#### [Data provided]
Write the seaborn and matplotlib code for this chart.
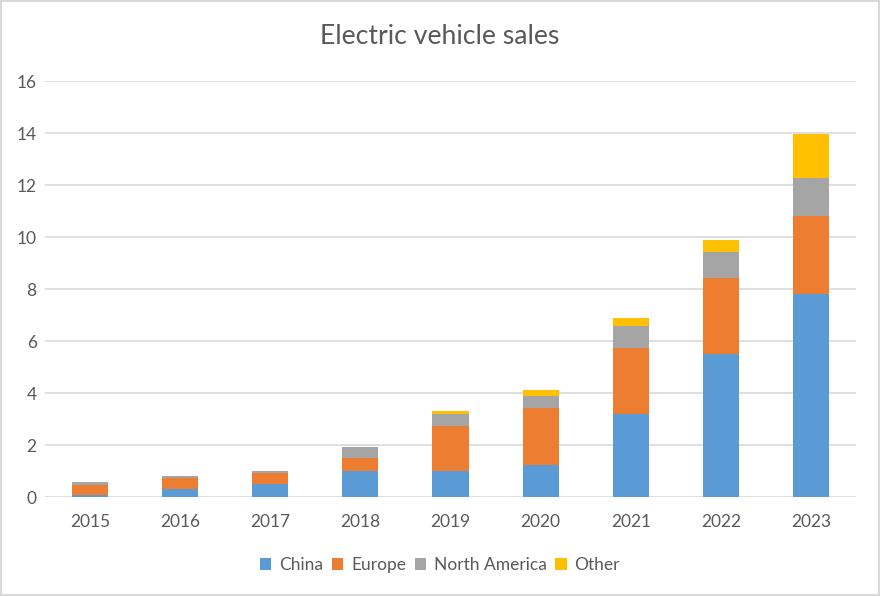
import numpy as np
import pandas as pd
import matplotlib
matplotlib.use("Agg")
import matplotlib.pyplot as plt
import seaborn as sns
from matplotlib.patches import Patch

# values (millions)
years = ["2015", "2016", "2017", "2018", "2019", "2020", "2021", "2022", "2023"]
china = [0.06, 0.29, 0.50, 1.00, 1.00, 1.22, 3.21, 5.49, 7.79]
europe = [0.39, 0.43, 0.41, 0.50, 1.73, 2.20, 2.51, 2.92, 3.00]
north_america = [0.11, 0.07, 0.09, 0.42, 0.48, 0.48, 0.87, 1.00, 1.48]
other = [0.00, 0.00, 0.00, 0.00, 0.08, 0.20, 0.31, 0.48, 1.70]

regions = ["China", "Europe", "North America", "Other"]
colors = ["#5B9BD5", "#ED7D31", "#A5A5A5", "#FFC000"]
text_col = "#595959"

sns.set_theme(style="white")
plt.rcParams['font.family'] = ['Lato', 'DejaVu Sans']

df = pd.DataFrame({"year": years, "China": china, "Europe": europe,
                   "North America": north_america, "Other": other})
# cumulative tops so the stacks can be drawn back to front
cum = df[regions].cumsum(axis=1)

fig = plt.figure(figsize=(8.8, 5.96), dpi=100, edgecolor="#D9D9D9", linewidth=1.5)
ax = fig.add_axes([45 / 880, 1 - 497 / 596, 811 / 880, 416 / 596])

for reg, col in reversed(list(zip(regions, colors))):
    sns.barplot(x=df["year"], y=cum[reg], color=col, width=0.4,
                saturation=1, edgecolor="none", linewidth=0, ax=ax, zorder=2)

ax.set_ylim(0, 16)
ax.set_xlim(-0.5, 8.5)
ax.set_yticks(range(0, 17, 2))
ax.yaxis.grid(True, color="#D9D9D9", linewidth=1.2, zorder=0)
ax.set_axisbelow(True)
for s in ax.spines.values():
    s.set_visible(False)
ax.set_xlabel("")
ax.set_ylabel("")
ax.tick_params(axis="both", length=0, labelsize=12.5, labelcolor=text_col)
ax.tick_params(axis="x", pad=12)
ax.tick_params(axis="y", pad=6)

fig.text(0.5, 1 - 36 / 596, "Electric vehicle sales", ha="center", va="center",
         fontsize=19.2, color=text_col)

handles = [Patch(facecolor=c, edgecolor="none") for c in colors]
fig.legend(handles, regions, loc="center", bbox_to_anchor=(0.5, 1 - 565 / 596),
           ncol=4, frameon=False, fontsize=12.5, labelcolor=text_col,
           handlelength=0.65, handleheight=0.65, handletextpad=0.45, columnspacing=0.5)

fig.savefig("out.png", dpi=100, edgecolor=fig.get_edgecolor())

#### [Short exercise]
Everything from the first line of the listing above through the line that contains "from matplotlib.patches import Patch" is to be restated word for word, minus the pictures.

#### [Result of this task]
Write the seaborn and matplotlib code for this chart.
import numpy as np
import pandas as pd
import matplotlib
matplotlib.use("Agg")
import matplotlib.pyplot as plt
import seaborn as sns
from matplotlib.patches import Patch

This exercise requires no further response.